Copy all of the material word for word, except for the pictures.
** Start DATA SEGMENT **
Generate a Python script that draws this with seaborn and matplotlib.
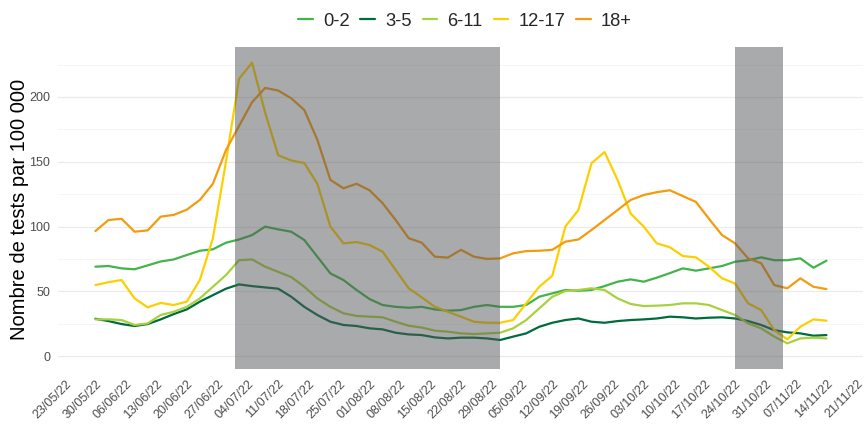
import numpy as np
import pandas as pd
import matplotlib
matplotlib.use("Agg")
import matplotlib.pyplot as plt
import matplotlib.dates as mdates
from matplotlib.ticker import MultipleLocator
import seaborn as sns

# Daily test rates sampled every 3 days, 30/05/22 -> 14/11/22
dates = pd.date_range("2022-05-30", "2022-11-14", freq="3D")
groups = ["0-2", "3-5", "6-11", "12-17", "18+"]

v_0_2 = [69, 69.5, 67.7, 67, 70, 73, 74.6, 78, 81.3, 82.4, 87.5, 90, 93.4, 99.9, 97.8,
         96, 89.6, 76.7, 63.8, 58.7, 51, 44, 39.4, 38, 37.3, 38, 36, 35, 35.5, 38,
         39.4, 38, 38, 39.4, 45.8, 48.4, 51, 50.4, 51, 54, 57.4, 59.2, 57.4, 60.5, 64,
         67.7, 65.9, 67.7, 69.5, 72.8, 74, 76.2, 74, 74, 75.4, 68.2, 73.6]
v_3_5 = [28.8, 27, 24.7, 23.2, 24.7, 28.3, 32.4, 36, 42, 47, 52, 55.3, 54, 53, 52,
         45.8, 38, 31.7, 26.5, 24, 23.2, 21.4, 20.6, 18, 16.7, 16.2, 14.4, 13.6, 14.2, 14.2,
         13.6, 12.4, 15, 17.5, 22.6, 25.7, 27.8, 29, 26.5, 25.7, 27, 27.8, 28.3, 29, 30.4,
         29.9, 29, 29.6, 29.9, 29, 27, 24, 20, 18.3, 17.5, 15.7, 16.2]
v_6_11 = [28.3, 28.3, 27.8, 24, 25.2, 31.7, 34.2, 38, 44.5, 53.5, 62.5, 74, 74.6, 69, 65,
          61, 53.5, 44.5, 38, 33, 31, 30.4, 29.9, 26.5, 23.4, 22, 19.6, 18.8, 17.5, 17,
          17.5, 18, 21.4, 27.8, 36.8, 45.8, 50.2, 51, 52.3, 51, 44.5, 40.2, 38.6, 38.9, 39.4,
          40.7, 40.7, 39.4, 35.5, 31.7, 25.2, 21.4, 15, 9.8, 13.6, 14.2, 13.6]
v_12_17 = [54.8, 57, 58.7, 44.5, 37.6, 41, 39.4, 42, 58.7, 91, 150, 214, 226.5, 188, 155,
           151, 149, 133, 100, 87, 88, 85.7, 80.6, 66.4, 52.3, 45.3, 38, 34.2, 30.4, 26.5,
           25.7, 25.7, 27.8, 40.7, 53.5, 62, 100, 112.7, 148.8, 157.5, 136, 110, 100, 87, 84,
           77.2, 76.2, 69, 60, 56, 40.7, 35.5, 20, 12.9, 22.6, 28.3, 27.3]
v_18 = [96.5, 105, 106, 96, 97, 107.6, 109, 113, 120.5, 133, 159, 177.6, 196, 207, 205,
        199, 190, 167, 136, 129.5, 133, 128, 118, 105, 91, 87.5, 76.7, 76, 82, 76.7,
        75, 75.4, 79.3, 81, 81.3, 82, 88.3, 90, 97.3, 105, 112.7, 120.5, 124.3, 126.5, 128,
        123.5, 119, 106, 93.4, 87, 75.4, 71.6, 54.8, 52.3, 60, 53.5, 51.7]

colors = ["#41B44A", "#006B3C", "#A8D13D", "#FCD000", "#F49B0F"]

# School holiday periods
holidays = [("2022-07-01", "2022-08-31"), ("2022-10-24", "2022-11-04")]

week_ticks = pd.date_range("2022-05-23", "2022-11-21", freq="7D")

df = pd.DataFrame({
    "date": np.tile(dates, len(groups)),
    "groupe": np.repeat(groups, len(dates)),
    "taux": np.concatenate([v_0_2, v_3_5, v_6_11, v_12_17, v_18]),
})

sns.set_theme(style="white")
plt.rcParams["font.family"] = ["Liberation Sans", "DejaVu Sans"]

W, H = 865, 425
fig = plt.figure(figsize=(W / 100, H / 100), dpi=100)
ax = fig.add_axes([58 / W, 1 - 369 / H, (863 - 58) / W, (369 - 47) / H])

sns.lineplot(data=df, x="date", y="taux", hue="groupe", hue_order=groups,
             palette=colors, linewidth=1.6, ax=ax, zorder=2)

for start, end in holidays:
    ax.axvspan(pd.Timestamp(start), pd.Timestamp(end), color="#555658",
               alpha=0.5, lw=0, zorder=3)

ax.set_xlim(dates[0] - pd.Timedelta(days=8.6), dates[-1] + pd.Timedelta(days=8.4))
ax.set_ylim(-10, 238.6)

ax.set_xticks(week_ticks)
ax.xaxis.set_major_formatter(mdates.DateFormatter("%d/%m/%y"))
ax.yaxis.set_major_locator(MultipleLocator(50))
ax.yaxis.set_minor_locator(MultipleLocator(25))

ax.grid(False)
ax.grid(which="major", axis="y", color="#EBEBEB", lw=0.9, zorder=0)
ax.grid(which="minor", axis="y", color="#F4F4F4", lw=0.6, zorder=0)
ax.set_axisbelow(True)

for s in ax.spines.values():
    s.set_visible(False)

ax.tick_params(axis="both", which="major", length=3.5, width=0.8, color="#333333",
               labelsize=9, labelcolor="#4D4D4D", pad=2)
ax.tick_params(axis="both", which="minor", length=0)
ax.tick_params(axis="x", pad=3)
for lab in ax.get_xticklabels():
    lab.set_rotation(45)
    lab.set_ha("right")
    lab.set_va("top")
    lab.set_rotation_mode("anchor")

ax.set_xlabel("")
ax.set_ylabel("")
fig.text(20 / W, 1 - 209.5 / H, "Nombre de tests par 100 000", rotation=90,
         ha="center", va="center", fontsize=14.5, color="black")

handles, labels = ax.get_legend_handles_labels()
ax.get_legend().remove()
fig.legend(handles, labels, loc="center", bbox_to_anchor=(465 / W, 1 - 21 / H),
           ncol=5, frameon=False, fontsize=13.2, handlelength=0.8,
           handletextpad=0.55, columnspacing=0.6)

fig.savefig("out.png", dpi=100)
** End DATA SEGMENT **
| SOLUTION TO THE EXERCISE |
Generate a Python script that draws this with seaborn and matplotlib.
import numpy as np
import pandas as pd
import matplotlib
matplotlib.use("Agg")
import matplotlib.pyplot as plt
import matplotlib.dates as mdates
from matplotlib.ticker import MultipleLocator
import seaborn as sns

# Daily test rates sampled every 3 days, 30/05/22 -> 14/11/22
dates = pd.date_range("2022-05-30", "2022-11-14", freq="3D")
groups = ["0-2", "3-5", "6-11", "12-17", "18+"]

v_0_2 = [69, 69.5, 67.7, 67, 70, 73, 74.6, 78, 81.3, 82.4, 87.5, 90, 93.4, 99.9, 97.8,
         96, 89.6, 76.7, 63.8, 58.7, 51, 44, 39.4, 38, 37.3, 38, 36, 35, 35.5, 38,
         39.4, 38, 38, 39.4, 45.8, 48.4, 51, 50.4, 51, 54, 57.4, 59.2, 57.4, 60.5, 64,
         67.7, 65.9, 67.7, 69.5, 72.8, 74, 76.2, 74, 74, 75.4, 68.2, 73.6]
v_3_5 = [28.8, 27, 24.7, 23.2, 24.7, 28.3, 32.4, 36, 42, 47, 52, 55.3, 54, 53, 52,
         45.8, 38, 31.7, 26.5, 24, 23.2, 21.4, 20.6, 18, 16.7, 16.2, 14.4, 13.6, 14.2, 14.2,
         13.6, 12.4, 15, 17.5, 22.6, 25.7, 27.8, 29, 26.5, 25.7, 27, 27.8, 28.3, 29, 30.4,
         29.9, 29, 29.6, 29.9, 29, 27, 24, 20, 18.3, 17.5, 15.7, 16.2]
v_6_11 = [28.3, 28.3, 27.8, 24, 25.2, 31.7, 34.2, 38, 44.5, 53.5, 62.5, 74, 74.6, 69, 65,
          61, 53.5, 44.5, 38, 33, 31, 30.4, 29.9, 26.5, 23.4, 22, 19.6, 18.8, 17.5, 17,
          17.5, 18, 21.4, 27.8, 36.8, 45.8, 50.2, 51, 52.3, 51, 44.5, 40.2, 38.6, 38.9, 39.4,
          40.7, 40.7, 39.4, 35.5, 31.7, 25.2, 21.4, 15, 9.8, 13.6, 14.2, 13.6]
v_12_17 = [54.8, 57, 58.7, 44.5, 37.6, 41, 39.4, 42, 58.7, 91, 150, 214, 226.5, 188, 155,
           151, 149, 133, 100, 87, 88, 85.7, 80.6, 66.4, 52.3, 45.3, 38, 34.2, 30.4, 26.5,
           25.7, 25.7, 27.8, 40.7, 53.5, 62, 100, 112.7, 148.8, 157.5, 136, 110, 100, 87, 84,
           77.2, 76.2, 69, 60, 56, 40.7, 35.5, 20, 12.9, 22.6, 28.3, 27.3]
v_18 = [96.5, 105, 106, 96, 97, 107.6, 109, 113, 120.5, 133, 159, 177.6, 196, 207, 205,
        199, 190, 167, 136, 129.5, 133, 128, 118, 105, 91, 87.5, 76.7, 76, 82, 76.7,
        75, 75.4, 79.3, 81, 81.3, 82, 88.3, 90, 97.3, 105, 112.7, 120.5, 124.3, 126.5, 128,
        123.5, 119, 106, 93.4, 87, 75.4, 71.6, 54.8, 52.3, 60, 53.5, 51.7]

colors = ["#41B44A", "#006B3C", "#A8D13D", "#FCD000", "#F49B0F"]

# School holiday periods
holidays = [("2022-07-01", "2022-08-31"), ("2022-10-24", "2022-11-04")]

week_ticks = pd.date_range("2022-05-23", "2022-11-21", freq="7D")

df = pd.DataFrame({
    "date": np.tile(dates, len(groups)),
    "groupe": np.repeat(groups, len(dates)),
    "taux": np.concatenate([v_0_2, v_3_5, v_6_11, v_12_17, v_18]),
})

sns.set_theme(style="white")
plt.rcParams["font.family"] = ["Liberation Sans", "DejaVu Sans"]

W, H = 865, 425
fig = plt.figure(figsize=(W / 100, H / 100), dpi=100)
ax = fig.add_axes([58 / W, 1 - 369 / H, (863 - 58) / W, (369 - 47) / H])

sns.lineplot(data=df, x="date", y="taux", hue="groupe", hue_order=groups,
             palette=colors, linewidth=1.6, ax=ax, zorder=2)

for start, end in holidays:
    ax.axvspan(pd.Timestamp(start), pd.Timestamp(end), color="#555658",
               alpha=0.5, lw=0, zorder=3)

ax.set_xlim(dates[0] - pd.Timedelta(days=8.6), dates[-1] + pd.Timedelta(days=8.4))
ax.set_ylim(-10, 238.6)

ax.set_xticks(week_ticks)
ax.xaxis.set_major_formatter(mdates.DateFormatter("%d/%m/%y"))
ax.yaxis.set_major_locator(MultipleLocator(50))
ax.yaxis.set_minor_locator(MultipleLocator(25))

ax.grid(False)
ax.grid(which="major", axis="y", color="#EBEBEB", lw=0.9, zorder=0)
ax.grid(which="minor", axis="y", color="#F4F4F4", lw=0.6, zorder=0)
ax.set_axisbelow(True)

for s in ax.spines.values():
    s.set_visible(False)

ax.tick_params(axis="both", which="major", length=3.5, width=0.8, color="#333333",
               labelsize=9, labelcolor="#4D4D4D", pad=2)
ax.tick_params(axis="both", which="minor", length=0)
ax.tick_params(axis="x", pad=3)
for lab in ax.get_xticklabels():
    lab.set_rotation(45)
    lab.set_ha("right")
    lab.set_va("top")
    lab.set_rotation_mode("anchor")

ax.set_xlabel("")
ax.set_ylabel("")
fig.text(20 / W, 1 - 209.5 / H, "Nombre de tests par 100 000", rotation=90,
         ha="center", va="center", fontsize=14.5, color="black")

handles, labels = ax.get_legend_handles_labels()
ax.get_legend().remove()
fig.legend(handles, labels, loc="center", bbox_to_anchor=(465 / W, 1 - 21 / H),
           ncol=5, frameon=False, fontsize=13.2, handlelength=0.8,
           handletextpad=0.55, columnspacing=0.6)

fig.savefig("out.png", dpi=100)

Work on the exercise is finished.